The U.S. withdrawal from Afghanistan at the end of August quickly divided both politicians and the public, but at a parade on Saturday in Newberry, people set politics aside to celebrate the return of local veterans who had been serving in Afghanistan.
The Newberry American Legion Post 149 hosted “Welcome Home Afghanistan Veterans,” an all-day event that began with a morning parade starting at Walker Lee’s Produce Stand and ended with a celebration at Clark Plantation that went through the evening.
Malachai Walters, a junior at Buchholz High School, marched in the parade as a member of the school’s Air Force Junior ROTC. Walters’ father is an Afghanistan veteran, who served three tours as a doctor overseas.
“I’m here to respect what he did and honor the sacrifice that he gave to help our community and help our nation,” Walters said, adding that he wanted to show his support of the veterans, given the focus on negative effects of the withdrawal of troops there.
“I just felt a lot of respect for the people who have served because I know a lot of people who have [served],” Walters said. “It’s the end of a time, but it’s a good way to go out.”
Ron Byler, who served in Vietnam in the 1960s, traveled from Old Town to support the returning veterans. He is a member of the Combat Veterans Motorcycle Association in Dixie County.
“I know what these guys went through, so I just want to welcome them home,” Byler said.
People of all ages crowded the street to cheer on the parade, shouting “thank you for your service!” and waving American flags. Milton Lew Young Marines and the Color Guard of Gainesville led the parade, and Newberry Mayor Jordan Marlowe served as Grand Marshall. Other participating organizations included American Legion Riders, Rolling Thunder Florida and the Buchholz High School Air Force Junior Reserve Officer Training Corps.
Marlowe said events like this one are why he’s proud to be mayor.
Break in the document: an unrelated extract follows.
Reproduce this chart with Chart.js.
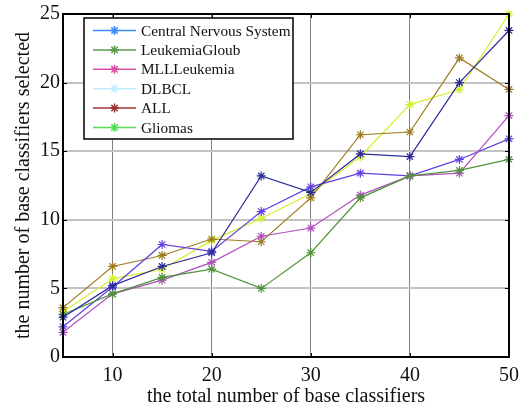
<!DOCTYPE html>
<html>
<head>
<meta charset="utf-8">
<script src="https://cdn.jsdelivr.net/npm/chart.js@4/dist/chart.umd.min.js"></script>
<style>
html,body{margin:0;padding:0;background:#fff;}
#wrap{width:519px;height:406px;position:relative;}
</style>
</head>
<body>
<div id="wrap"><canvas id="c" width="519" height="406"></canvas></div>
<script>
const xValues = [5, 10, 15, 20, 25, 30, 35, 40, 45, 50];
const xTicks = [10, 20, 30, 40, 50];
const yTicks = [0, 5, 10, 15, 20, 25];
const seriesLabels = ["Central Nervous System", "LeukemiaGloub", "MLLLeukemia", "DLBCL", "ALL", "Gliomas"];
const cns      = [2.9, 5.2, 6.6, 7.6, 13.2, 12.0, 14.8, 14.6, 20.0, 23.8];
const leukGl   = [3.1, 4.6, 5.8, 6.4, 5.0, 7.6, 11.6, 13.2, 13.6, 14.4];
const mll      = [1.8, 4.6, 5.6, 6.9, 8.8, 9.4, 11.8, 13.2, 13.4, 17.6];
const dlbcl    = [2.2, 5.1, 8.2, 7.7, 10.6, 12.4, 13.4, 13.2, 14.4, 15.9];
const all      = [3.6, 6.6, 7.4, 8.6, 8.4, 11.6, 16.2, 16.4, 21.8, 19.5];
const gliomas  = [3.3, 5.7, 6.4, 8.5, 10.1, 11.9, 14.6, 18.4, 19.5, 25.0];

const seriesValues = [cns, leukGl, mll, dlbcl, all, gliomas];
const lineColors = ["#2b2b9c", "#4f9438", "#b04ec0", "#6440e0", "#9c7a1c", "#d2f02a"];
const legendColors = ["#3a8cff", "#5c9a4c", "#d64fa4", "#c4ecff", "#9a3434", "#58dc58"];

const datasets = seriesValues.map((vals, i) => ({
  label: seriesLabels[i],
  data: xValues.map((x, j) => ({x: x, y: vals[j]})),
  borderColor: lineColors[i],
  backgroundColor: lineColors[i],
  pointBorderColor: lineColors[i],
  borderWidth: 1.2,
  pointStyle: 'star',
  pointRadius: 4.5,
  pointBorderWidth: 1.2,
  tension: 0,
  clip: false
}));

const FONT = "'Liberation Serif', 'Times New Roman', serif";

const framePlugin = {
  id: 'frame',
  afterDraw(chart) {
    const ctx = chart.ctx;
    const a = chart.chartArea;
    const xs = chart.scales.x, ys = chart.scales.y;
    ctx.save();
    ctx.strokeStyle = '#000';
    ctx.lineWidth = 1;
    ctx.beginPath();
    xTicks.forEach(t => {
      const px = Math.round(xs.getPixelForValue(t)) + 0.5;
      ctx.moveTo(px, a.bottom); ctx.lineTo(px, a.bottom - 4);
      ctx.moveTo(px, a.top); ctx.lineTo(px, a.top + 4);
    });
    yTicks.forEach(t => {
      const py = Math.round(ys.getPixelForValue(t)) + 0.5;
      ctx.moveTo(a.left, py); ctx.lineTo(a.left + 4, py);
      ctx.moveTo(a.right, py); ctx.lineTo(a.right - 4, py);
    });
    ctx.stroke();
    ctx.lineWidth = 2;
    ctx.strokeRect(a.left, a.top, a.right - a.left, a.bottom - a.top);

    const lx = a.left + 21, ly = a.top + 4, lw = 209, lh = 121;
    ctx.fillStyle = '#fff';
    ctx.fillRect(lx, ly, lw, lh);
    ctx.lineWidth = 1.5;
    ctx.strokeStyle = '#000';
    ctx.strokeRect(lx, ly, lw, lh);
    ctx.font = "15.3px " + FONT;
    ctx.textBaseline = 'middle';
    ctx.textAlign = 'left';
    seriesLabels.forEach((lab, i) => {
      const ry = ly + 12.5 + i * 19.4;
      const c = legendColors[i];
      ctx.strokeStyle = c;
      ctx.fillStyle = c;
      ctx.lineWidth = 1.5;
      ctx.beginPath();
      ctx.moveTo(lx + 9, ry); ctx.lineTo(lx + 52, ry);
      ctx.stroke();
      Chart.helpers.drawPoint(ctx, {pointStyle: 'star', radius: 4.5, borderWidth: 1.3}, lx + 30.5, ry);
      ctx.fillStyle = '#111';
      ctx.fillText(lab, lx + 57, ry + 1);
    });
    ctx.restore();
  }
};

new Chart(document.getElementById('c'), {
  type: 'line',
  data: { datasets: datasets },
  options: {
    responsive: false,
    animation: false,
    devicePixelRatio: 1,
    layout: { padding: { top: 14, right: 10, left: 0, bottom: 0 } },
    plugins: {
      legend: { display: false },
      tooltip: { enabled: false }
    },
    scales: {
      x: {
        type: 'linear',
        min: 5, max: 50,
        afterBuildTicks: (s) => { s.ticks = xTicks.map(v => ({value: v})); },
        afterFit: (s) => { s.height = 49; s.paddingLeft = 0; s.paddingRight = 0; },
        grid: { color: '#808080', lineWidth: 1, drawTicks: false },
        border: { display: true, color: '#000', width: 2 },
        ticks: { color: '#111', font: { family: FONT, size: 20 }, padding: 7, maxRotation: 0 },
        title: { display: true, text: 'the total number of base classifiers', color: '#111',
                 font: { family: FONT, size: 20 }, padding: { top: 0, bottom: -3 } }
      },
      y: {
        type: 'linear',
        min: 0, max: 25,
        afterBuildTicks: (s) => { s.ticks = yTicks.map(v => ({value: v})); },
        afterFit: (s) => { s.width = 63; s.paddingTop = 0; s.paddingBottom = 0; },
        grid: { color: '#c4c4c4', lineWidth: 2, drawTicks: false },
        border: { display: true, color: '#000', width: 2 },
        ticks: { color: '#111', font: { family: FONT, size: 20 }, padding: 3 },
        title: { display: true, text: 'the number of base classifiers selected', color: '#111',
                 font: { family: FONT, size: 20 }, padding: { top: 12, bottom: 0 } }
      }
    }
  },
  plugins: [framePlugin]
});
</script>
</body>
</html>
“Seeing all the people at the parade this morning, seeing all the people here at this event…it reaffirms my belief that Newberry loves our vets and we support them,” Marlowe said, adding that he hopes people were able to put their politics aside at the event.
“Today is not about why we went to Afghanistan. It’s not about how long we were there. It’s not about how we left,” he said. “Today is about celebrating the men and women who answered the call of their country. Today is about making sure we welcome them back home…that they know that we love them.”
State Rep. Chuck Clemons, R-Newberry, one of many elected officials also in attendance, echoed Marlowe’s sentiment. “This event is not about politics. It’s about patriotism. And it’s about honoring our country and the rights that we have,” he said. “People are risking their lives every day to come to have what we have here in the United States.”
Alachua County Commissioner Marihelen Wheeler said this event goes the extra mile in ensuring veterans feel appreciated. “It is important that we thank our veterans, but sometimes the ‘thank you for your service’ becomes trite,” Wheeler said. “We want to make sure that our military personnel, when they come home, know that they are coming home to people who care about them.”
That’s important for veterans’ well-being, said Jimmie T. Smith, coalitions director of Concerned Veterans for America, one of many organizations that set up a booth at the event.
“For [people] to have that unique opportunity to look [veterans] in the eye and especially say, for the Afghan veterans, ‘thank you for your service,’ it’s truly a unique thing,” Smith said. “There’s been more people with PTSD, more people have taken their own lives,” she continued, adding that events like the one in Newberry show a community’s commitment to serve veterans after they return home. “I think that would be a great healing moment and I hope that this event is.”